Cameroon Closes Down Cattle Market as Militants Turn to Rustlingby and
Boko Haram said to steal cattle to fund arms, food buying
Cameroon defense force arrests 63 people in overnight raid
Cameroon shut down the biggest cattle market in the Far North region because suspected Boko Haram militants are seen trading stolen livestock to finance weapons and food.
The closing of Meme in Mayo-Sava, where a double bombing in February killed 24 people, came as authorities believe the Islamist group is poised to resume attacks in the region, Governor Midjiyawa Bakari said by phone on Monday. Four people were killed and two seriously injured on Aug. 21 after a suspected militant detonated explosives outside the main market in the town of Mora.
“They have established a cattle-theft and sales network in the area which we must urgently dismantle,” Bakari said. “It’s obvious that the money generated from such sales is helping Boko Haram to buy food at the same market, and also guns from elsewhere.”

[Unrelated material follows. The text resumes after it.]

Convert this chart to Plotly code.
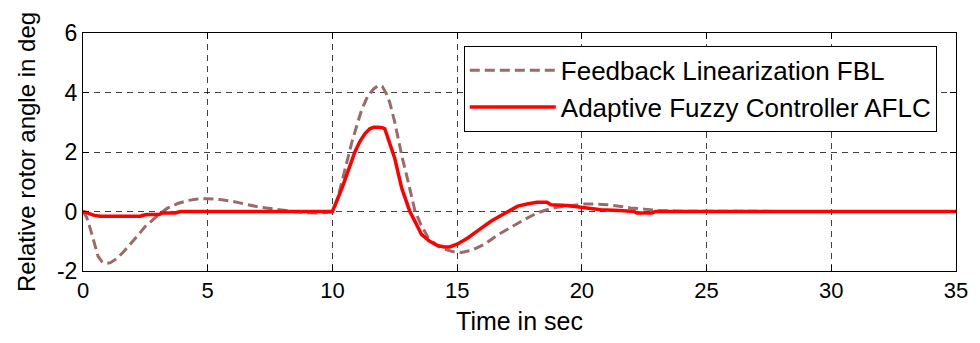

The Far North region witnessed at least 200 attacks, including nearly 40 bombings that killed at least 480 people since July 2015, Amnesty International said last month. The insurgents carried out the first such attack in Cameroon on July 12, 2015, in Fotokol, killing 13 civilians and two soldiers.
Cameroon’s defense force arrested 63 people during an overnight raid in Mora on Saturday, Bakari said. Most of those arrested were displaced persons without identification papers or people in possession of dangerous weapons, he said.